According to the correspondence that you enclosed, the constituent directed a request to the Manager-Benefit Administration of the Long Island Railroad in which he sought "a list of names and addresses of all the LIRR retired employees who retired prior to October 1, 1986 that are represented by the National Transportation Supervisor Association (NTSA) formerly ARSA 853." The request was denied.
In this regard, I offer the following comments.
First, §89(7) of the Freedom of Information Law specifies that: "Nothing in this article shall require the disclosure of the home address of an officer or employee, former officer or employee, or of a retiree of a public employees' retirement system..." As such, an agency need not disclose home addresses of present or former public employees, including retirees.
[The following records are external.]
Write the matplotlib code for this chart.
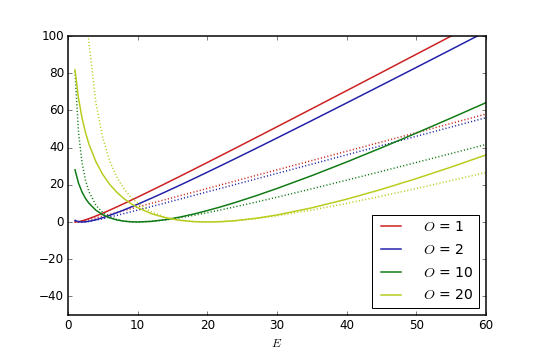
import matplotlib
matplotlib.use('Agg')
import matplotlib.pyplot as plt

plt.style.use('classic')
plt.rcParams['font.size'] = 12
plt.rcParams['axes.linewidth'] = 1.5

# expected values E
E = [1, 1.5, 2, 2.5, 3, 4, 5, 6, 7, 8, 9, 10, 12, 14, 16, 18, 20, 22, 24,
     27, 30, 35, 40, 45, 50, 55, 60]

# solid curves
solid_o1 = [0, 0.19, 0.61, 1.17, 1.80, 3.23, 4.78, 6.42, 8.11, 9.84, 11.61,
            13.39, 17.03, 20.72, 24.45, 28.22, 32.01, 35.82, 39.64, 45.41,
            51.20, 60.89, 70.62, 80.39, 90.18, 99.99, 109.81]
solid_o2 = [0.77, 0.15, 0, 0.11, 0.38, 1.23, 2.33, 3.61, 4.99, 6.45, 7.98,
            9.56, 12.83, 16.22, 19.68, 23.21, 26.79, 30.41, 34.06, 39.59,
            45.17, 54.55, 64.02, 73.55, 83.12, 92.74, 102.40]
solid_o10 = [28.05, 20.94, 16.19, 12.73, 10.08, 6.33, 3.86, 2.22, 1.13, 0.46,
             0.11, 0, 0.35, 1.27, 2.60, 4.24, 6.14, 8.23, 10.49, 14.13,
             18.03, 24.94, 32.27, 39.92, 47.81, 55.91, 64.16]
solid_o20 = [81.83, 66.61, 56.10, 48.18, 41.88, 32.38, 25.45, 20.16, 15.99,
             12.65, 9.94, 7.73, 4.43, 2.27, 0.93, 0.21, 0, 0.19, 0.71, 2.00,
             3.78, 7.62, 12.27, 17.56, 23.35, 29.54, 36.06]

# dotted curves
dot_o1 = [0, 0.17, 0.5, 0.9, 1.33, 2.25, 3.2, 4.17, 5.14, 6.13, 7.11, 8.1,
          10.08, 12.07, 14.06, 16.06, 18.05, 20.05, 22.04, 25.04, 28.03,
          33.03, 38.03, 43.02, 48.02, 53.02, 58.02]
dot_o2 = [1, 0.17, 0, 0.1, 0.33, 1, 1.8, 2.67, 3.57, 4.5, 5.44, 6.4, 8.33,
          10.29, 12.25, 14.22, 16.2, 18.18, 20.17, 23.15, 26.13, 31.11, 36.1,
          41.09, 46.08, 51.07, 56.07]
dot_o10 = [81, 48.17, 32, 22.5, 16.33, 9, 5, 2.67, 1.29, 0.5, 0.11, 0, 0.33,
           1.14, 2.25, 3.56, 5, 6.55, 8.17, 10.70, 13.33, 17.86, 22.5, 27.22,
           32, 36.82, 41.67]
dot_o20 = [361, 228.17, 162, 122.5, 96.33, 64, 45, 32.67, 24.14, 18, 13.44,
           10, 5.33, 2.57, 1, 0.22, 0, 0.18, 0.67, 1.81, 3.33, 6.43, 10,
           13.89, 18, 22.27, 26.67]

labels = ['$O$ = 1', '$O$ = 2', '$O$ = 10', '$O$ = 20']
colors = ['#cc1f1f', '#2020aa', '#0f7a14', '#b8cc1c']
solids = [solid_o1, solid_o2, solid_o10, solid_o20]
dots = [dot_o1, dot_o2, dot_o10, dot_o20]

fig = plt.figure(figsize=(7.5, 5), dpi=72, facecolor='white')
ax = fig.add_axes([0.126, 0.125, 0.774, 0.775])

for s, d, c, lab in zip(solids, dots, colors, labels):
    ax.plot(E, s, color=c, lw=1.5, label=lab)
    ax.plot(E, d, color=c, lw=1.5, linestyle=(0, (1.1, 2.2)))

ax.set_xlim(0, 60)
ax.set_ylim(-50, 100)
ax.set_xticks(range(0, 61, 10))
ax.set_yticks(range(-40, 101, 20))
ax.set_xlabel('$E$')
ax.legend(loc='lower right', fontsize=14, fancybox=False,
          handletextpad=1.3, labelspacing=0.62, borderaxespad=0.5)

fig.savefig('out.png', dpi=72, facecolor='white')
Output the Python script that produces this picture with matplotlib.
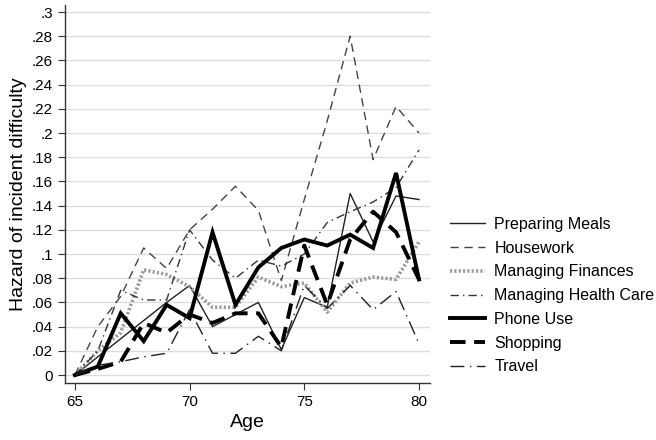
import matplotlib
matplotlib.use("Agg")
import matplotlib.pyplot as plt

plt.rcParams['font.family'] = ['Liberation Sans', 'DejaVu Sans']

ages = list(range(65, 81))
preparing_meals = [0, 0.015, 0.03, 0.045, 0.06, 0.074, 0.04, 0.05, 0.06, 0.021, 0.064, 0.056, 0.15, 0.11, 0.148, 0.145]
housework = [0, 0.04, 0.065, 0.105, 0.088, 0.12, 0.137, 0.156, 0.136, 0.078, 0.145, 0.21, 0.28, 0.178, 0.222, 0.2]
managing_finances = [0, 0.02, 0.035, 0.087, 0.083, 0.073, 0.056, 0.056, 0.081, 0.073, 0.076, 0.052, 0.076, 0.081, 0.079, 0.11]
managing_health_care = [0, 0.02, 0.07, 0.062, 0.062, 0.12, 0.095, 0.08, 0.095, 0.09, 0.1, 0.126, 0.135, 0.143, 0.155, 0.186]
phone_use = [0, 0.007, 0.051, 0.028, 0.058, 0.047, 0.118, 0.058, 0.089, 0.105, 0.112, 0.107, 0.116, 0.105, 0.167, 0.079]
shopping = [0, 0.005, 0.011, 0.043, 0.035, 0.05, 0.043, 0.051, 0.051, 0.023, 0.107, 0.058, 0.112, 0.135, 0.118, 0.079]
travel = [0, 0.008, 0.011, 0.015, 0.018, 0.054, 0.018, 0.018, 0.032, 0.02, 0.074, 0.055, 0.074, 0.054, 0.069, 0.026]

ytick_vals = [0, .02, .04, .06, .08, .1, .12, .14, .16, .18, .2, .22, .24, .26, .28, .3]
ytick_labels = ["0", ".02", ".04", ".06", ".08", ".1", ".12", ".14", ".16", ".18", ".2", ".22", ".24", ".26", ".28", ".3"]
xtick_vals = [65, 70, 75, 80]

fig = plt.figure(figsize=(6.56, 4.4), dpi=100)
ax = fig.add_axes([65/656, 57/440, (430-65)/656, (383-5)/440])

ax.plot(ages, preparing_meals, color='#222222', lw=1.0, label='Preparing Meals')
ax.plot(ages, housework, color='#444444', lw=1.0, dashes=(6, 4), label='Housework')
ax.plot(ages, managing_finances, color='#9a9a9a', lw=2.6, dashes=(0.6, 0.6), label='Managing Finances')
ax.plot(ages, managing_health_care, color='#333333', lw=1.0, dashes=(6, 3, 1, 3), label='Managing Health Care')
ax.plot(ages, phone_use, color='black', lw=2.8, label='Phone Use', solid_joinstyle='miter')
ax.plot(ages, shopping, color='black', lw=2.8, dashes=(4, 2.2), label='Shopping')
ax.plot(ages, travel, color='#222222', lw=1.0, dashes=(10, 4, 1, 4), label='Travel')

ax.set_xlim(64.57, 80.48)
ax.set_ylim(-0.0066, 0.3058)
ax.set_yticks(ytick_vals)
ax.set_yticklabels(ytick_labels)
ax.set_xticks(xtick_vals)
ax.grid(axis='y', color='#dcdcdc', lw=1.0)
ax.set_axisbelow(True)
for s in ['top', 'right']:
    ax.spines[s].set_visible(False)
for s in ['left', 'bottom']:
    ax.spines[s].set_color('#333333')
    ax.spines[s].set_linewidth(1.0)
ax.tick_params(axis='both', labelsize=11, length=5, color='#333333', direction='out')
ax.set_ylabel('Hazard of incident difficulty', fontsize=14, labelpad=4)
ax.set_xlabel('Age', fontsize=14, labelpad=4)

leg = fig.legend(loc='upper left', bbox_to_anchor=(437/656, 1 - 204/440), frameon=False,
                 fontsize=11.5, handlelength=2.2, labelspacing=0.55, handletextpad=0.6,
                 borderpad=0.3)

fig.savefig('out.png', dpi=100)
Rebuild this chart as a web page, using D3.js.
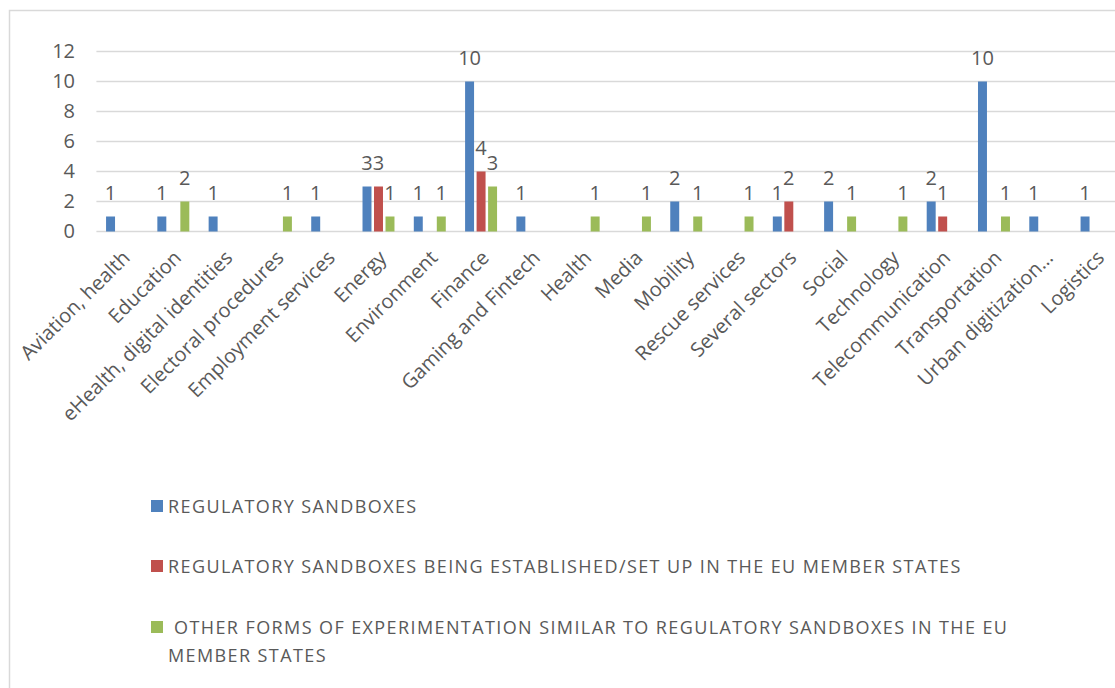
<!DOCTYPE html>
<html><head><meta charset="utf-8">
<script src="https://cdn.jsdelivr.net/npm/d3@7/dist/d3.min.js"></script>
<style>
html,body{margin:0;padding:0;background:#fff;}
svg{display:block;}
text{font-family:"Open Sans","DejaVu Sans",sans-serif;fill:#595959;}
</style></head>
<body>
<svg id="chart" width="1115" height="688"></svg>
<script>
const categories = ["Aviation, health","Education","eHealth, digital identities","Electoral procedures","Employment services","Energy","Environment","Finance","Gaming and Fintech","Health","Media","Mobility","Rescue services","Several sectors","Social","Technology","Telecommunication","Transportation","Urban digitization…","Logistics"];
const seriesNames = ["REGULATORY SANDBOXES","REGULATORY SANDBOXES BEING ESTABLISHED/SET UP IN THE EU MEMBER STATES"," OTHER FORMS OF EXPERIMENTATION SIMILAR TO REGULATORY SANDBOXES IN THE EU MEMBER STATES"];
const sandboxes   = [1,1,1,null,1,3,1,10,1,null,null,2,null,1,2,null,2,10,1,1];
const beingSetUp  = [null,null,null,null,null,3,null,4,null,null,null,null,null,2,null,null,1,null,null,null];
const otherForms  = [null,2,null,1,null,1,1,3,null,1,1,1,1,null,1,1,null,1,null,null];
const yTicks = [0,2,4,6,8,10,12];
const colors = ["#4f81bd","#c0504d","#9bbb59"];

const seriesValues = [sandboxes, beingSetUp, otherForms];
const svg = d3.select("#chart");

// outer chart border
svg.append("rect").attr("x",9.5).attr("y",10.5).attr("width",1300).attr("height",900)
  .attr("fill","none").attr("stroke","#d9d9d9").attr("stroke-width",1.5);

const x = d3.scaleBand().domain(categories).range([96.4,1122.2]).paddingInner(0).paddingOuter(0);
const sub = d3.scaleBand().domain(d3.range(3)).range([0,34.5]).paddingInner(0.22).paddingOuter(0.11);
const y = d3.scaleLinear().domain([0,12]).range([231.5,51.5]);

// gridlines
svg.append("g").selectAll("line").data(yTicks).join("line")
  .attr("x1",96.4).attr("x2",1125).attr("y1",d=>y(d)).attr("y2",d=>y(d))
  .attr("stroke","#d9d9d9").attr("stroke-width",1.5);

// y axis labels
const yAxis = d3.axisLeft(y).tickValues(yTicks).tickSize(0).tickPadding(0).tickFormat(d3.format("d"));
const gy = svg.append("g").attr("transform","translate(75,0)").call(yAxis);
gy.select(".domain").remove();
gy.selectAll("text").style("font-size","20px").attr("fill","#595959").attr("font-family",null);

// bars
const flat = [];
seriesValues.forEach((vals,s)=>vals.forEach((v,i)=>{ if(v!=null) flat.push({s,cat:categories[i],v}); }));
const bx = d => x(d.cat) + x.bandwidth()/2 - 17.25 + sub(d.s);
svg.append("g").selectAll("rect").data(flat).join("rect")
  .attr("x",bx).attr("width",sub.bandwidth())
  .attr("y",d=>y(d.v)).attr("height",d=>y(0)-y(d.v))
  .attr("fill",d=>colors[d.s]);

// data labels
svg.append("g").selectAll("text").data(flat).join("text")
  .attr("x",d=>bx(d)+sub.bandwidth()/2).attr("y",d=>y(d.v)-17)
  .attr("text-anchor","middle").style("font-size","20px").text(d=>d.v);

// category labels
const xAxis = d3.axisBottom(x).tickSize(0).tickPadding(0);
const gx = svg.append("g").call(xAxis);
gx.select(".domain").remove();
gx.selectAll(".tick").attr("transform",d=>`translate(${x(d)+x.bandwidth()/2-1},249)`);
gx.selectAll(".tick text").attr("font-family",null).attr("fill","#595959")
  .style("font-size","20px").attr("text-anchor","end").attr("x",0).attr("y",0)
  .attr("dy","0.71em").attr("transform","rotate(-45)");

// legend
const legendItems = [
  {s:0, lines:[seriesNames[0]], y:513},
  {s:1, lines:[seriesNames[1]], y:573},
  {s:2, lines:[" OTHER FORMS OF EXPERIMENTATION SIMILAR TO REGULATORY SANDBOXES IN THE EU","MEMBER STATES"], y:634}
];
const lg = svg.append("g");
legendItems.forEach(it=>{
  lg.append("rect").attr("x",151).attr("y",it.y-13).attr("width",12).attr("height",12).attr("fill",colors[it.s]);
  const t = lg.append("text").attr("x",168).attr("y",it.y).style("font-size","18px")
    .style("letter-spacing","1.4px").attr("xml:space","preserve");
  it.lines.forEach((l,k)=>{
    t.append("tspan").attr("x",168).attr("y",it.y+k*28).text(l);
  });
});
</script>
</body></html>
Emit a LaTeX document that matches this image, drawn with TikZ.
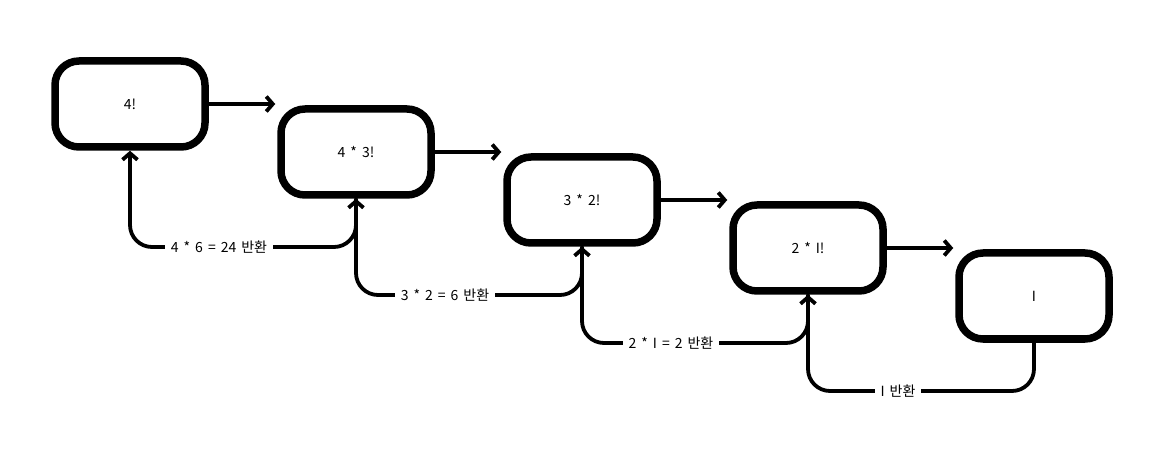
\documentclass[tikz,border=0pt]{standalone}
\usepackage{fontspec}
\setmainfont{Noto Sans CJK KR}
\usetikzlibrary{arrows.meta}
\newcommand{\myfnt}{\fontsize{14}{16}\selectfont\spaceskip=5pt plus 1pt\relax}
\begin{document}
\begin{tikzpicture}[x=1pt,y=-1pt,
  txt/.style={font=\myfnt},
  box/.style={draw, line width=7.5pt, rounded corners=24pt, minimum width=150pt, minimum height=86pt, inner sep=0pt, txt},
  fwd/.style={line width=3.8pt, line cap=round, -{Straight Barb[length=6.5pt,width=15pt,line width=3.8pt]}},
  ret/.style={line width=3.8pt, line cap=round, rounded corners=22pt, -{Straight Barb[length=6.5pt,width=15pt,line width=3.8pt]}},
  lbl/.style={fill=white, inner sep=6pt, txt}]
\useasboundingbox (0,0) rectangle (1162,454);
\node[box] (b1) at (130,104) {4!};
\node[box] (b2) at (356,152) {4 * 3!};
\node[box] (b3) at (582,200) {3 * 2!};
\node[box] (b4) at (808,248) {2 * I!};
\node[box] (b5) at (1034,296) {I};
\draw[fwd] (b1.east) -- ([xshift=-2pt]b1.east -| b2.west);
\draw[fwd] (b2.east) -- ([xshift=-2pt]b2.east -| b3.west);
\draw[fwd] (b3.east) -- ([xshift=-2pt]b3.east -| b4.west);
\draw[fwd] (b4.east) -- ([xshift=-2pt]b4.east -| b5.west);
\coordinate (c1) at (0,247);
\coordinate (c2) at (0,295);
\coordinate (c3) at (0,343);
\coordinate (c4) at (0,391);
\draw[ret] (b2.south) -- (b2.south |- c1) -| (b1.south);
\draw[ret] (b3.south) -- (b3.south |- c2) -| (b2.south);
\draw[ret] (b4.south) -- (b4.south |- c3) -| (b3.south);
\draw[ret] (b5.south) -- (b5.south |- c4) -| (b4.south);
\node[lbl] (l1) at (219,247) {4 * 6 = 24 반환};
\node[lbl] (l2) at (445,295) {3 * 2 = 6 반환};
\node[lbl] (l3) at (671,343) {2 * I = 2 반환};
\node[lbl] (l4) at (898,391) {I 반환};
\end{tikzpicture}
\end{document}
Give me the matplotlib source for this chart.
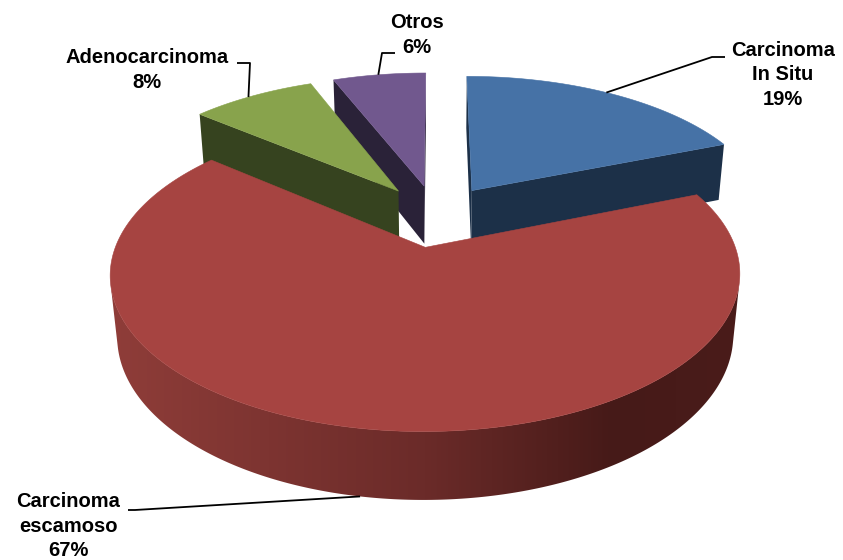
import numpy as np
import matplotlib.pyplot as plt
from matplotlib.colors import LinearSegmentedColormap
from matplotlib.patches import Polygon

# data
labels = ["Carcinoma\nIn Situ", "Carcinoma\nescamoso", "Adenocarcinoma", "Otros"]
shares = [19, 67, 8, 6]

TOP = ["#4672A6", "#A64441", "#88A34C", "#71588E"]
SIDE = ["#1C3048", "#8F3D39", "#36431F", "#2A2238"]
SIDE_MID = ["#1C3048", "#6B2B29", "#36431F", "#2A2238"]
SIDE_DARK = ["#1A2C44", "#461A18", "#323E1C", "#272035"]

# label placement (centre of the text block, pixels) and leader lines
LABEL_XY = [(783, 75), (68, 526), (147, 70), (417, 35)]
ANCHOR = [(33, 0.0), (190, -1.0), (323, 0.0), (349, 0.0)]  # rim angle, top/bottom
ELBOW = [[(712, 57), (725, 57)], [(135, 510), (128, 510)],
         [(250, 63), (237, 63)], [(382, 53), (395, 53)]]

# 3d view of the pie (units of pie radius)
ELEV = np.radians(28.2)
DIST = 5.24
FOCAL = 1565
CX, CY = 436, 215.5
HEIGHT = 0.229
EXPLODE = 0.22
COS, SIN = np.cos(ELEV), np.sin(ELEV)
CAM = np.array([0.0, -DIST * COS, DIST * SIN])


def project(x, y, z):
    depth = y * COS - z * SIN + DIST
    return CX + FOCAL * x / depth, CY - FOCAL * (y * SIN + z * COS) / depth


def rim(off, theta, z):
    t = np.radians(theta)
    return np.array([off[0] + np.sin(t), off[1] + np.cos(t), z])


def facing(normal, point):
    return np.dot(normal, CAM - point) > 0


fig = plt.figure(figsize=(8.43, 5.6), dpi=100)
ax = fig.add_axes([0, 0, 1, 1])

bounds = np.concatenate([[0], np.cumsum(shares)]) / sum(shares) * 360
slices = []
for i in range(len(shares)):
    a0, a1 = bounds[i], bounds[i + 1]
    mid = np.radians((a0 + a1) / 2)
    off = EXPLODE * np.array([np.sin(mid), np.cos(mid)])
    slices.append((a0, a1, off))

# paint far slices first
order = sorted(range(len(shares)), key=lambda k: -(slices[k][2][1]))

for i in order:
    a0, a1, off = slices[i]
    c_top = np.array([off[0], off[1], 0.0])
    c_bot = np.array([off[0], off[1], -HEIGHT])

    # radial faces
    for ang, sign in ((a0, -1), (a1, 1)):
        t = np.radians(ang)
        normal = sign * np.array([np.cos(t), -np.sin(t), 0.0])
        pts3 = [c_top, rim(off, ang, 0.0), rim(off, ang, -HEIGHT), c_bot]
        if facing(normal, np.mean(pts3, axis=0)):
            ax.add_patch(Polygon([project(*p) for p in pts3], closed=True,
                                 fc=SIDE[i] if i != 1 else SIDE_DARK[i], lw=0))

    # outer curved wall, shaded left (light) to right (dark)
    th = np.linspace(a0, a1, int(a1 - a0) * 2 + 2)
    vis = [a for a in th
           if facing(rim((0, 0), a, 0.0) * [1, 1, 0], rim(off, a, -HEIGHT / 2))]
    if len(vis) > 1:
        seg = np.linspace(min(vis), max(vis), 400)
        pts = [project(*rim(off, a, 0.0)) for a in seg] + \
              [project(*rim(off, a, -HEIGHT)) for a in seg[::-1]]
        wall = Polygon(pts, closed=True, fc="none", lw=0)
        ax.add_patch(wall)
        xs = [p[0] for p in pts]
        ys = [p[1] for p in pts]
        cmap = LinearSegmentedColormap.from_list(
            "wall%d" % i, [(0, SIDE[i]), (0.5, SIDE_MID[i]), (0.8, SIDE_DARK[i]),
                           (1, "#4A1C1A" if i == 1 else SIDE_DARK[i])])
        grad = np.linspace(0, 1, 256)[None, :]
        im = ax.imshow(grad, cmap=cmap, aspect="auto", interpolation="bilinear",
                       extent=[min(xs), max(xs), max(ys), min(ys)], zorder=1)
        im.set_clip_path(wall)

    # top face
    arc = np.linspace(a0, a1, max(int((a1 - a0) / 0.5), 2))
    pts = [project(*c_top)] + [project(*rim(off, a, 0.0)) for a in arc]
    ax.add_patch(Polygon(pts, closed=True, fc=TOP[i], ec=TOP[i], lw=0.4, zorder=1))

ax.set_xlim(0, 843)
ax.set_ylim(560, 0)
ax.axis("off")

# labels with leader lines
for i in range(len(shares)):
    ang, zf = ANCHOR[i]
    px, py = project(*rim(slices[i][2], ang, zf * HEIGHT))
    xs = [px] + [p[0] for p in ELBOW[i]]
    ys = [py] + [p[1] for p in ELBOW[i]]
    ax.plot(xs, ys, color="black", lw=1.3, solid_capstyle="butt", zorder=3)
    ax.text(LABEL_XY[i][0], LABEL_XY[i][1], f"{labels[i]}\n{shares[i]}%",
            ha="center", va="center", ma="center", fontsize=14.5, fontweight="bold",
            family=["Liberation Sans", "DejaVu Sans"], linespacing=1.36, zorder=4)

fig.savefig("out.png", dpi=100)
Second, as you may be aware, §87(2)(b) of the Freedom of Information Law enables an agency to withhold records when disclosure would constitute "an unwarranted invasion of personal privacy." It appears that the request involves those who had been represented by a union. If that is so, although I am unaware of any judicial decision that deals specifically with factual circumstances described in the correspondence, I believe that the situation presented in Matter of Wool (Supreme Court, Nassau County, NYLJ, Nov. 22, 1977) is most analogous. In that case, the issue involved a request for a record that identified public employees by name and salary, and the same record included a column indicating which among the employees had deductions made for payment of union dues. The court held that salary information is clearly available, but that the column involving the payment of union dues could be withheld as an unwarranted invasion of personal privacy, stating that "[m]embership in the CSEA has no relevance to an employee's on the job performance or the functioning of his or her employer."
In short, based on the language of the Freedom of Information Law and its judicial interpretation, it is my view that the Long Island Railroad is not obliged to disclose the information in question.